# Stated goal
Restate the data below word for word. Skip any images it contains.
-- start --
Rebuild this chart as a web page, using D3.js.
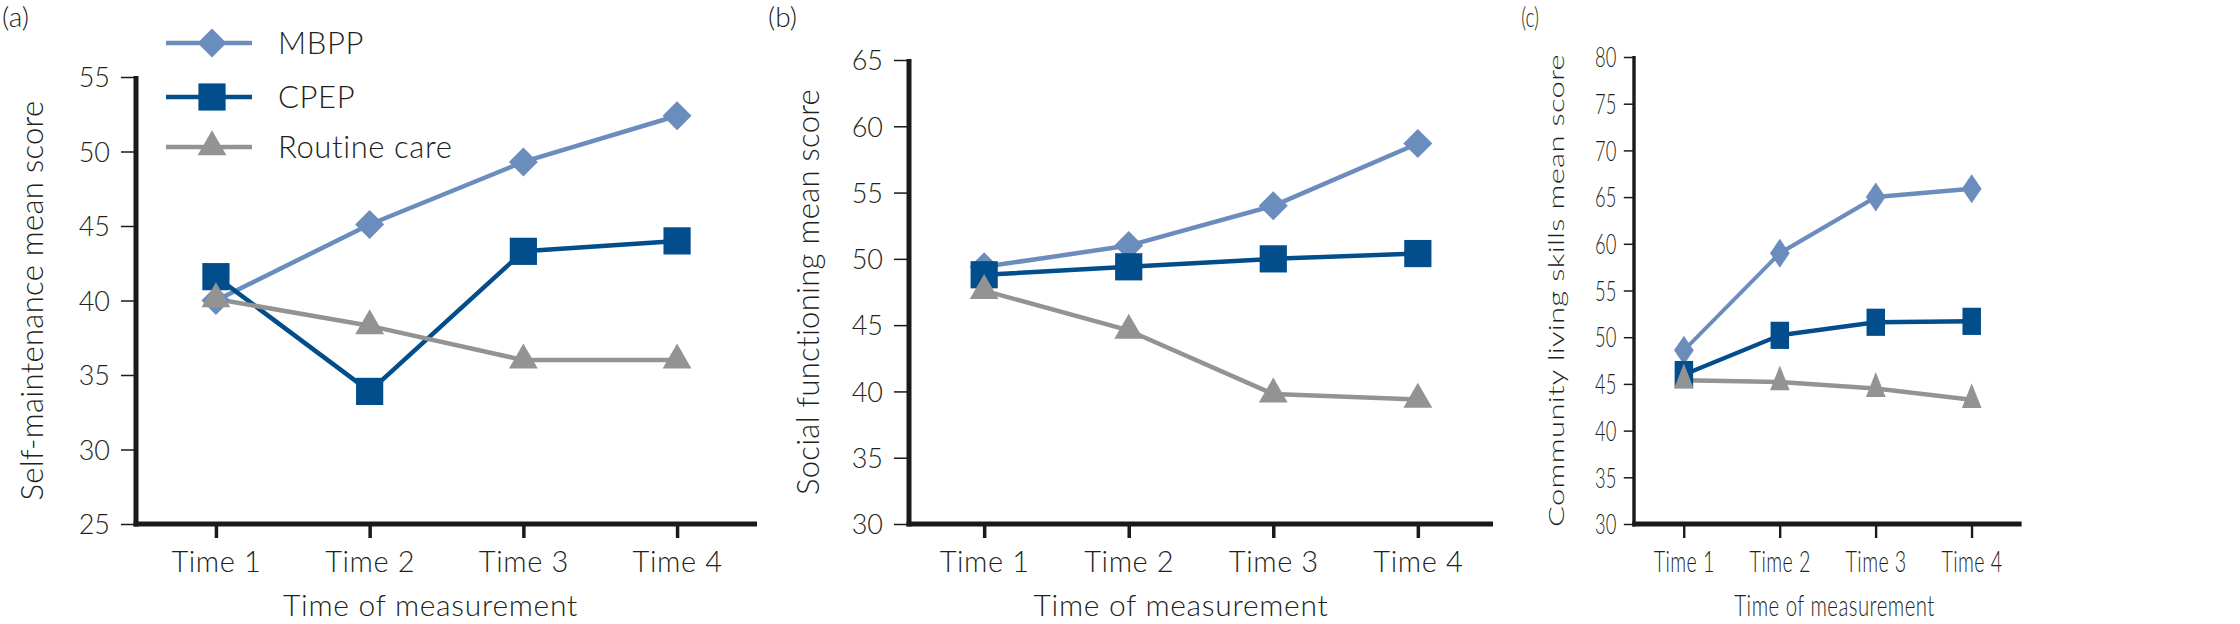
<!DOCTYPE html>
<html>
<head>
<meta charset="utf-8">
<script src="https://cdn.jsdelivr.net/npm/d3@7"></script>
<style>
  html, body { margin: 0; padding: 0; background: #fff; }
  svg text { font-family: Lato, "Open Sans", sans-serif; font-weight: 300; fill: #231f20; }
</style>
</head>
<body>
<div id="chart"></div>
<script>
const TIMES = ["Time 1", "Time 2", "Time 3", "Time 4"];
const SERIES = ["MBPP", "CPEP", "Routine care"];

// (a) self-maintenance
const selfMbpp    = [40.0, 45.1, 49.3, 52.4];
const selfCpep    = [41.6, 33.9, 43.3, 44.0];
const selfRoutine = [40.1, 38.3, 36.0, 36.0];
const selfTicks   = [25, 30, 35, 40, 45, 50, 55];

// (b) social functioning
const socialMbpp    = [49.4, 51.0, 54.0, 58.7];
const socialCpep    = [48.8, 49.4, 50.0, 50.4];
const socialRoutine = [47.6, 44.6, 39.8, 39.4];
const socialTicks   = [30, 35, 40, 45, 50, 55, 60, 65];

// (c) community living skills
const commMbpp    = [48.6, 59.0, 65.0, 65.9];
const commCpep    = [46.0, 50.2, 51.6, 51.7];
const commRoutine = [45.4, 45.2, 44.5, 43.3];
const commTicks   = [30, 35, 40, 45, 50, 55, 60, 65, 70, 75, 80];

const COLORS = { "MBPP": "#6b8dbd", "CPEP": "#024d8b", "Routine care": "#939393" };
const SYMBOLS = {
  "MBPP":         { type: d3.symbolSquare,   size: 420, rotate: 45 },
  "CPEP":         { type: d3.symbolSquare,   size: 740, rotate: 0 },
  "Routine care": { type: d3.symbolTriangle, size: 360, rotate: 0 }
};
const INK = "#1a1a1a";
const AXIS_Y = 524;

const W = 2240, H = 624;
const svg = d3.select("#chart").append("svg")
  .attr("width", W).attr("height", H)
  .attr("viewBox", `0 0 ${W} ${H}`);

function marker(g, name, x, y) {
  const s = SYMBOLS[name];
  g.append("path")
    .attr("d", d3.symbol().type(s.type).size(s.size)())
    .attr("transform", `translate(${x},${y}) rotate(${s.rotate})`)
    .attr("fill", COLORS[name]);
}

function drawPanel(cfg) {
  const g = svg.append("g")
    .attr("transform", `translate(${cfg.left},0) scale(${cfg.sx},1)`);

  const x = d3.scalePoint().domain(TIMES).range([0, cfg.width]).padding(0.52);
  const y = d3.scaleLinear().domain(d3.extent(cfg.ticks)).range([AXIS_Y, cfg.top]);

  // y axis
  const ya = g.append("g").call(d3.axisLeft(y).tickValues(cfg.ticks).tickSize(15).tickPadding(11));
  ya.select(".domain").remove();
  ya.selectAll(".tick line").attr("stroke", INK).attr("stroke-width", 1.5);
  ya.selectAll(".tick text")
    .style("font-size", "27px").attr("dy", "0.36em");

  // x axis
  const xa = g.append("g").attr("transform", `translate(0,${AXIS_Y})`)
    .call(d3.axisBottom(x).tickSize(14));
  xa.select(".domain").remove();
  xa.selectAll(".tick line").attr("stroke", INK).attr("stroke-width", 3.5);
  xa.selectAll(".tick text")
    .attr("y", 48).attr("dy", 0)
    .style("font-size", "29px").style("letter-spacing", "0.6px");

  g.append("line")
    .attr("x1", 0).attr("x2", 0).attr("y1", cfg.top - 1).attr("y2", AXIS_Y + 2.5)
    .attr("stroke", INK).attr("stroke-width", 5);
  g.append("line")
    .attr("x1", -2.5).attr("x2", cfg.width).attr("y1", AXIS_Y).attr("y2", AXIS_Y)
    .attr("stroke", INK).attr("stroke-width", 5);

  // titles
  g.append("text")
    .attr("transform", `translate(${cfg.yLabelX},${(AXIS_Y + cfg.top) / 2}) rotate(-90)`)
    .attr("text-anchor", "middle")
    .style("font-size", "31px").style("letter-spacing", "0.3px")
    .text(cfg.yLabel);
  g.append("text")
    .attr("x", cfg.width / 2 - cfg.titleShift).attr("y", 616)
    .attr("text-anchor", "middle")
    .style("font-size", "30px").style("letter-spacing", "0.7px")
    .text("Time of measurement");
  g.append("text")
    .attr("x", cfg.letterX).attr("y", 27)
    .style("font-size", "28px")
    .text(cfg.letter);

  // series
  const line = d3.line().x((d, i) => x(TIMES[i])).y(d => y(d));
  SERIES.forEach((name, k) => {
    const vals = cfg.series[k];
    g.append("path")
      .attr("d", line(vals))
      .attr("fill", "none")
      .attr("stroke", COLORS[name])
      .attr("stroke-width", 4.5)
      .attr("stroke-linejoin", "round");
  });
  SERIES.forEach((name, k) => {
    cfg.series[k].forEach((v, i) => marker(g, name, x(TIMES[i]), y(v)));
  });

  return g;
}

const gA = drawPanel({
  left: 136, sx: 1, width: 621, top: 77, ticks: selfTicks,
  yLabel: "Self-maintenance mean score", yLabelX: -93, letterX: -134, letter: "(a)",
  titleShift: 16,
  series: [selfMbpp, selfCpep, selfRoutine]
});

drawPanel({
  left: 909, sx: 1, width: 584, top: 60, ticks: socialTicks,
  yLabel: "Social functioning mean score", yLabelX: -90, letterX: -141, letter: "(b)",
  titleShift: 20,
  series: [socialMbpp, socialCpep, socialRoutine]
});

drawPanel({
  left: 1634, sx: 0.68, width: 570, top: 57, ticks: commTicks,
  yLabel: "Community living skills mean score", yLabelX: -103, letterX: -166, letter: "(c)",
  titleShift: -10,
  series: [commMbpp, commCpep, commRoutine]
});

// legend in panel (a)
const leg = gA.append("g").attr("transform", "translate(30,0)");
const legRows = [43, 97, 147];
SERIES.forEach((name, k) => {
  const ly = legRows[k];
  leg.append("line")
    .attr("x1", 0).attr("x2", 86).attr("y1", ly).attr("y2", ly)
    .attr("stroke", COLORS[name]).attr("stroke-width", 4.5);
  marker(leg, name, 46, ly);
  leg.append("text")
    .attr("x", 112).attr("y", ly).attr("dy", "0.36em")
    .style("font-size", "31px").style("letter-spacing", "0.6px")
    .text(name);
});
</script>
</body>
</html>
-- end --
# Solution for this task
Rebuild this chart as a web page, using D3.js.
<!DOCTYPE html>
<html>
<head>
<meta charset="utf-8">
<script src="https://cdn.jsdelivr.net/npm/d3@7"></script>
<style>
  html, body { margin: 0; padding: 0; background: #fff; }
  svg text { font-family: Lato, "Open Sans", sans-serif; font-weight: 300; fill: #231f20; }
</style>
</head>
<body>
<div id="chart"></div>
<script>
const TIMES = ["Time 1", "Time 2", "Time 3", "Time 4"];
const SERIES = ["MBPP", "CPEP", "Routine care"];

// (a) self-maintenance
const selfMbpp    = [40.0, 45.1, 49.3, 52.4];
const selfCpep    = [41.6, 33.9, 43.3, 44.0];
const selfRoutine = [40.1, 38.3, 36.0, 36.0];
const selfTicks   = [25, 30, 35, 40, 45, 50, 55];

// (b) social functioning
const socialMbpp    = [49.4, 51.0, 54.0, 58.7];
const socialCpep    = [48.8, 49.4, 50.0, 50.4];
const socialRoutine = [47.6, 44.6, 39.8, 39.4];
const socialTicks   = [30, 35, 40, 45, 50, 55, 60, 65];

// (c) community living skills
const commMbpp    = [48.6, 59.0, 65.0, 65.9];
const commCpep    = [46.0, 50.2, 51.6, 51.7];
const commRoutine = [45.4, 45.2, 44.5, 43.3];
const commTicks   = [30, 35, 40, 45, 50, 55, 60, 65, 70, 75, 80];

const COLORS = { "MBPP": "#6b8dbd", "CPEP": "#024d8b", "Routine care": "#939393" };
const SYMBOLS = {
  "MBPP":         { type: d3.symbolSquare,   size: 420, rotate: 45 },
  "CPEP":         { type: d3.symbolSquare,   size: 740, rotate: 0 },
  "Routine care": { type: d3.symbolTriangle, size: 360, rotate: 0 }
};
const INK = "#1a1a1a";
const AXIS_Y = 524;

const W = 2240, H = 624;
const svg = d3.select("#chart").append("svg")
  .attr("width", W).attr("height", H)
  .attr("viewBox", `0 0 ${W} ${H}`);

function marker(g, name, x, y) {
  const s = SYMBOLS[name];
  g.append("path")
    .attr("d", d3.symbol().type(s.type).size(s.size)())
    .attr("transform", `translate(${x},${y}) rotate(${s.rotate})`)
    .attr("fill", COLORS[name]);
}

function drawPanel(cfg) {
  const g = svg.append("g")
    .attr("transform", `translate(${cfg.left},0) scale(${cfg.sx},1)`);

  const x = d3.scalePoint().domain(TIMES).range([0, cfg.width]).padding(0.52);
  const y = d3.scaleLinear().domain(d3.extent(cfg.ticks)).range([AXIS_Y, cfg.top]);

  // y axis
  const ya = g.append("g").call(d3.axisLeft(y).tickValues(cfg.ticks).tickSize(15).tickPadding(11));
  ya.select(".domain").remove();
  ya.selectAll(".tick line").attr("stroke", INK).attr("stroke-width", 1.5);
  ya.selectAll(".tick text")
    .style("font-size", "27px").attr("dy", "0.36em");

  // x axis
  const xa = g.append("g").attr("transform", `translate(0,${AXIS_Y})`)
    .call(d3.axisBottom(x).tickSize(14));
  xa.select(".domain").remove();
  xa.selectAll(".tick line").attr("stroke", INK).attr("stroke-width", 3.5);
  xa.selectAll(".tick text")
    .attr("y", 48).attr("dy", 0)
    .style("font-size", "29px").style("letter-spacing", "0.6px");

  g.append("line")
    .attr("x1", 0).attr("x2", 0).attr("y1", cfg.top - 1).attr("y2", AXIS_Y + 2.5)
    .attr("stroke", INK).attr("stroke-width", 5);
  g.append("line")
    .attr("x1", -2.5).attr("x2", cfg.width).attr("y1", AXIS_Y).attr("y2", AXIS_Y)
    .attr("stroke", INK).attr("stroke-width", 5);

  // titles
  g.append("text")
    .attr("transform", `translate(${cfg.yLabelX},${(AXIS_Y + cfg.top) / 2}) rotate(-90)`)
    .attr("text-anchor", "middle")
    .style("font-size", "31px").style("letter-spacing", "0.3px")
    .text(cfg.yLabel);
  g.append("text")
    .attr("x", cfg.width / 2 - cfg.titleShift).attr("y", 616)
    .attr("text-anchor", "middle")
    .style("font-size", "30px").style("letter-spacing", "0.7px")
    .text("Time of measurement");
  g.append("text")
    .attr("x", cfg.letterX).attr("y", 27)
    .style("font-size", "28px")
    .text(cfg.letter);

  // series
  const line = d3.line().x((d, i) => x(TIMES[i])).y(d => y(d));
  SERIES.forEach((name, k) => {
    const vals = cfg.series[k];
    g.append("path")
      .attr("d", line(vals))
      .attr("fill", "none")
      .attr("stroke", COLORS[name])
      .attr("stroke-width", 4.5)
      .attr("stroke-linejoin", "round");
  });
  SERIES.forEach((name, k) => {
    cfg.series[k].forEach((v, i) => marker(g, name, x(TIMES[i]), y(v)));
  });

  return g;
}

const gA = drawPanel({
  left: 136, sx: 1, width: 621, top: 77, ticks: selfTicks,
  yLabel: "Self-maintenance mean score", yLabelX: -93, letterX: -134, letter: "(a)",
  titleShift: 16,
  series: [selfMbpp, selfCpep, selfRoutine]
});

drawPanel({
  left: 909, sx: 1, width: 584, top: 60, ticks: socialTicks,
  yLabel: "Social functioning mean score", yLabelX: -90, letterX: -141, letter: "(b)",
  titleShift: 20,
  series: [socialMbpp, socialCpep, socialRoutine]
});

drawPanel({
  left: 1634, sx: 0.68, width: 570, top: 57, ticks: commTicks,
  yLabel: "Community living skills mean score", yLabelX: -103, letterX: -166, letter: "(c)",
  titleShift: -10,
  series: [commMbpp, commCpep, commRoutine]
});

// legend in panel (a)
const leg = gA.append("g").attr("transform", "translate(30,0)");
const legRows = [43, 97, 147];
SERIES.forEach((name, k) => {
  const ly = legRows[k];
  leg.append("line")
    .attr("x1", 0).attr("x2", 86).attr("y1", ly).attr("y2", ly)
    .attr("stroke", COLORS[name]).attr("stroke-width", 4.5);
  marker(leg, name, 46, ly);
  leg.append("text")
    .attr("x", 112).attr("y", ly).attr("dy", "0.36em")
    .style("font-size", "31px").style("letter-spacing", "0.6px")
    .text(name);
});
</script>
</body>
</html>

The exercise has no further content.